Unlike with his $1.9 trillion COVID-19 relief bill, which is being financed by government borrowing, Biden wants to raise taxes to pay for some portion of his new proposal that would spend trillions on infrastructure, R&D, and Medicaid home services. And among the tax hikes being considered, Biden would raise the top corporate tax rate to 28 percent from 21 percent.
Yet that sizable increase would reverse only a portion of Trump’s corporate tax reductions. In one of the key provisions in the Tax Cuts and Jobs Act, passed in December 2017, the top federal corporate income tax rate was lowered to 21 percent from 35 percent. In one fell swoop, the United States went from having the highest corporate tax rate among rich countries to one that was about average.
At the time, Democrats said the Tax Cuts and Jobs Act was a costly gift to corporate America and rich folks at the expense of the middle class. But then why isn’t Biden trying to reverse all the Trump tax cuts, especially the ones to business? Why isn’t he trying to take that tax rate all the way back to 35 percent?
Well, for pretty much the same reason the Obama-Biden administration wanted to slash that tax rate a decade ago: basic economics. Tax rates affect how much and where a company invests. A place with a lower tax rate is a place where a company can earn more after-tax income generated by a new investment. More investment makes workers more productive and, over time, raises wages. Not only that, a country with a comparatively high corporate tax rate risks its companies relocating overseas.
That said, many Democrats still clearly think the Trump tax cuts were a total failure — and an expensive one. It’s true that if you look at the economy before and after the Trump tax cuts, there doesn’t seem to be a whole lot of difference. Growth, productivity, and business investment seem about the same. Not much sign of the sharp and sustained surge that was promised.
Economists who support the tax cuts make two points in response. First, don’t confuse political arguments for economic ones. While Republican politicians may have sold the tax cuts by promising a flood of corporate cash into the domestic economy from overseas holdings, that’s not what the wonks expected. They were looking for a gradual increase in domestic investment, as companies searched out investments that would be made more profitable by the tax cuts.

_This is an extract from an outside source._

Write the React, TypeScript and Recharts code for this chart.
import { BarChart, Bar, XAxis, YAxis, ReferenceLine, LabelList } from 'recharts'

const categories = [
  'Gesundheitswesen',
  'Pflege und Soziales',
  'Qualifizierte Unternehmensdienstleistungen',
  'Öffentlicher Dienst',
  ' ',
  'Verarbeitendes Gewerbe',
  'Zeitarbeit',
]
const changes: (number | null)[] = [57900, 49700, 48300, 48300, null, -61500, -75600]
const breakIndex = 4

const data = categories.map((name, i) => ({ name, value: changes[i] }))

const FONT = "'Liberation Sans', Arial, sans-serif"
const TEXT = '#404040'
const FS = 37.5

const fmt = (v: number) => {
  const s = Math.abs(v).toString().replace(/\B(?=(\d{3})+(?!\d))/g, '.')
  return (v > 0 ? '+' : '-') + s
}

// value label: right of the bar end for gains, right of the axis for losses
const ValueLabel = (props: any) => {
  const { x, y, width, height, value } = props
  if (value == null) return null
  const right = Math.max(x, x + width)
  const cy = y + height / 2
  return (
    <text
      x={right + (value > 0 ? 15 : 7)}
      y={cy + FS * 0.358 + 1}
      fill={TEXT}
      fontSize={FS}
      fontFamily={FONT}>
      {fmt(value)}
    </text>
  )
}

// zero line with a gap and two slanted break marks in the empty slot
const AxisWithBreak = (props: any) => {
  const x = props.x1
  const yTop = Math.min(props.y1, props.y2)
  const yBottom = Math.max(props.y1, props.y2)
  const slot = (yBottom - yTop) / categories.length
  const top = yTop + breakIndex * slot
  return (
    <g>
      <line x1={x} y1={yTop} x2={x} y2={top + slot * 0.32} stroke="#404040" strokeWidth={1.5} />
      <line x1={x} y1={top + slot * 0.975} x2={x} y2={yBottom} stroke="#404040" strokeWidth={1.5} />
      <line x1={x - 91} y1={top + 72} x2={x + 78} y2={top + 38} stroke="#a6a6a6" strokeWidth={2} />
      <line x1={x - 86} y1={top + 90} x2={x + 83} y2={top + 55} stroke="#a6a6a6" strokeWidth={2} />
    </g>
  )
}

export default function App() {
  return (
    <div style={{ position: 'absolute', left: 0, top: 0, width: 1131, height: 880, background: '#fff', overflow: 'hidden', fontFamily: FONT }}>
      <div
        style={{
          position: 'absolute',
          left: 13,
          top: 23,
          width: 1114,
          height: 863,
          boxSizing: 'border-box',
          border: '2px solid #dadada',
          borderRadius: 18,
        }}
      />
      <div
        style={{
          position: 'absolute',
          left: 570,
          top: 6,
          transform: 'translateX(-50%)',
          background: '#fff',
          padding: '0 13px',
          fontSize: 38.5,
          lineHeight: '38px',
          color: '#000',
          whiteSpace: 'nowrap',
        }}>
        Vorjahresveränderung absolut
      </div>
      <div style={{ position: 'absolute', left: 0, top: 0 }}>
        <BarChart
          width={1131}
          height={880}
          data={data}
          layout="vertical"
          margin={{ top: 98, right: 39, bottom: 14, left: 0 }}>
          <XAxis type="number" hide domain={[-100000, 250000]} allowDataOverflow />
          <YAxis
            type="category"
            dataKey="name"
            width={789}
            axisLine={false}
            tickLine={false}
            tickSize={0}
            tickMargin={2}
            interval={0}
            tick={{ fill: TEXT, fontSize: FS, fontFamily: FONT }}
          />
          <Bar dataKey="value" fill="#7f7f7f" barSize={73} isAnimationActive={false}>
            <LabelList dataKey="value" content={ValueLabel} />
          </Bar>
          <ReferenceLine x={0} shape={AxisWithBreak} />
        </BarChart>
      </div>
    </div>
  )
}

Second, a month after Trump signed the tax cuts into law, he slapped tariffs on imported solar panels and washing machines. That began a series of trade spats that led to tit-for-tat tariffs by the United States and China. Many economists think the uncertainty and higher costs created by this trade war might have caused enough companies to defer their investment plans and seriously undermined the effectiveness of the tax cuts. What Trump gave with one action, he took away with another. As economist Steven Davis, co-creator of the Economic Policy Uncertainty Index, described it back then, companies faced “a tremendous, Trumpian upsurge in anxiety and uncertainty.”

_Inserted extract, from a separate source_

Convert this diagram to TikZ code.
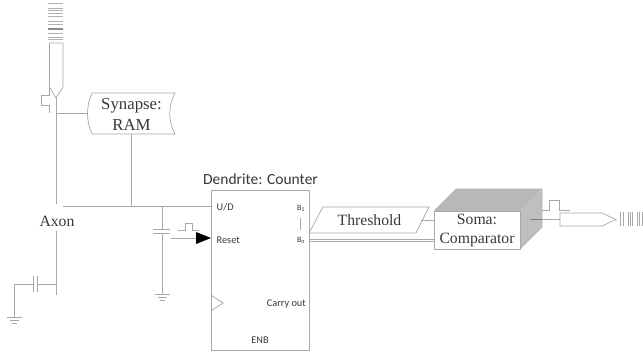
\documentclass[tikz,border=0pt]{standalone}
\usepackage{fontspec}
\setmainfont{Liberation Serif}
\newfontfamily\calib{Carlito}
\definecolor{ln}{gray}{0.66}
\definecolor{tx}{gray}{0.22}
\tikzset{
  wire/.style={draw=ln,line width=0.9pt},
  thinw/.style={draw=ln,line width=0.7pt},
  serif/.style={text=tx,inner sep=0pt,align=center,font=\fontsize{15.7}{19}\selectfont},
  sans/.style={text=tx,inner sep=0pt,font=\calib\fontsize{10.3}{12}\selectfont},
}
\begin{document}
\begin{tikzpicture}[x=1pt,y=-1pt]
\useasboundingbox (0,0) rectangle (643,353);
% coordinates
\coordinate (axT) at (56,98);
\coordinate (ax1) at (56,204);
\coordinate (ax2) at (56,231);
\coordinate (ax3) at (56,295);
\coordinate (bus0) at (63,206);
\coordinate (busR) at (131,206);
\coordinate (busC) at (162,206);
% incoming spike stripes
\foreach \y/\g in {3/0.7,8/0.7,10/0.7,13/0.7,16/0.7,21/0.7,24/0.7,28/0.55,29.5/0.55,33/0.7,37/0.7,39/0.7}
  \draw[draw=black!\fpeval{(1-\g)*100},line width=0.9pt] (48,\y) -- (63,\y);
% spike
\draw[thinw] (49.5,43) -- (63,43) -- (63,87) -- (56,98) -- (49.5,87) -- cycle;
% synaptic bump
\draw[thinw] (49,88) -- (49,95) -- (41,95) -- (41,105) -- (49,105) -- (49,113);
% axon
\draw[wire] (axT) -- (ax1);
\node[serif] (axon) at (57,221) {Axon};
\draw[wire] (ax2) -- (ax3);
% synapse
\draw[thinw] (92,93) -- (175,93) .. controls (168,106) and (168,121) .. (175,134) -- (92,134) .. controls (86,121) and (86,106) .. (92,93);
\node[serif,font=\fontsize{16.8}{21}\selectfont] (ramt) at (131.5,114) {Synapse:\\RAM};
\coordinate (ramL) at (88,113);
\coordinate (ramB) at (131,134);
\draw[thinw] (56,113) -- (ramL);
\draw[wire] (ramB) -- (busR);
% bus
\node[draw=ln,line width=1pt,inner sep=0pt,minimum width=98pt,minimum height=160pt] (cnt) at (260,270) {};
\coordinate (cntU) at (211,206);
\draw[wire] (bus0) -- (cntU);
% capacitor to ground
\coordinate (c1) at (162,229);
\coordinate (c2) at (162,233);
\coordinate (g1) at (162,294);
\draw[wire] (busC) -- (c1);
\draw[wire] (c2) -- (g1);
\draw[wire] (153,229) -- (170,229);
\draw[wire] (153,233) -- (170,233);
\draw[wire] (155,294) -- (170,294);
\draw[thinw] (158,297) -- (167,297);
\draw[thinw] (160,300) -- (165,300);
% reset
\draw[thinw] (178,230) -- (185,230) -- (185,223) -- (192,223) -- (192,230) -- (199,230);
\coordinate (rs) at (171,238);
\coordinate (rtip) at (211,238);
\draw[wire] (rs) -- (196,238);
\fill[black] (196,232) -- (rtip) -- (196,244) -- cycle;
% leak capacitor
\draw[thinw] (ax3 |- 0,284) -- (37,284);
\draw[wire] (37,276) -- (37,292);
\draw[wire] (33,276) -- (33,292);
\draw[thinw] (33,284) -- (14,284) -- (14,317);
\draw[wire] (7,317) -- (22,317);
\draw[thinw] (10,320) -- (19,320);
\draw[thinw] (12,323) -- (17,323);
% counter details
\draw[thinw] (211,295) -- (223,303) -- (211,311);
\node[sans,font=\calib\fontsize{15.5}{18}\selectfont,anchor=base] (dt) at (260.5,184) {Dendrite: Counter};
\node[sans,anchor=west] (ud) at (216.5,207) {U/D};
\node[sans,anchor=west] (rst) at (216.5,240) {Reset};
\node[sans,anchor=east] (co) at (306,304) {Carry out};
\node[sans] (enb) at (260,340) {ENB};
\node[sans,font=\calib\fontsize{8}{9}\selectfont] (b1) at (301,208) {B\textsubscript{1}};
\node[sans,font=\calib\fontsize{8}{9}\selectfont] (bn) at (301,240) {B\textsubscript{n}};
\draw[thinw] (300.5,218) -- (300.5,230);
% threshold
\node[serif] (th) at (369.5,220) {Threshold};
\draw[thinw] (323,207) -- (429,207) -- (416,233) -- (309,233) -- cycle;
% soma
\fill[black!28] (434,211) -- (456,189) -- (542,189) -- (520,211) -- cycle;
\fill[black!25] (520,211) -- (542,189) -- (542,227) -- (520,249) -- cycle;
\draw[draw=black!30,line width=0.7pt] (434,211) -- (456,189) -- (542,189) -- (542,227) -- (520,249);
\node[draw=ln,fill=white,line width=1pt,inner sep=0pt,minimum width=86pt,minimum height=38pt] (soma) at (477,230) {};
\node[serif] (somat) at (477,230) {Soma:\\Comparator};
% threshold/B_n to soma
\draw[thinw] (421,220) -- (434,220);
\draw[thinw] (309,239) -- (434,239);
\draw[thinw] (309,241.5) -- (434,241.5);
% output
\draw[draw=black!50,line width=0.8pt] (530,219) -- (542,219);
\draw[thinw] (542,219) -- (560,219);
\draw[thinw] (542,210) -- (549,210) -- (549,200) -- (559,200) -- (559,210) -- (570,210);
\draw[thinw] (560,213) -- (602,213) -- (616,219.5) -- (602,226) -- (560,226) -- cycle;
\foreach \x in {620,623,628,630,632,637,639,642}
  \draw[draw=ln,line width=0.8pt] (\x,212) -- (\x,226);
\end{tikzpicture}
\end{document}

One of my concerns about Trump’s trade policy — in addition to its aimlessness — was that it would mask the benefits of the corporate tax cuts and make it easier for Democrats to repeal them. Likewise, I was worried that not paying for the tax cuts would make it easier for Democrats to avoid fully paying for their spending plans once they inevitably retook power in Washington. Now those concerns have become reality.
A 28 percent corporate tax rate isn’t so high as to kill the economy. But it also won’t make the economy more productive than the 21 percent rate does. And more importantly, it distracts Washington from pursuing a tax overhaul that is both economically efficient and raises sufficient revenue for the long term. This could be a consumption tax, such as a value-added tax, or a carbon tax, or both. Trump didn’t have any interest in that stuff, but Biden should. It would truly prove Trump wrong.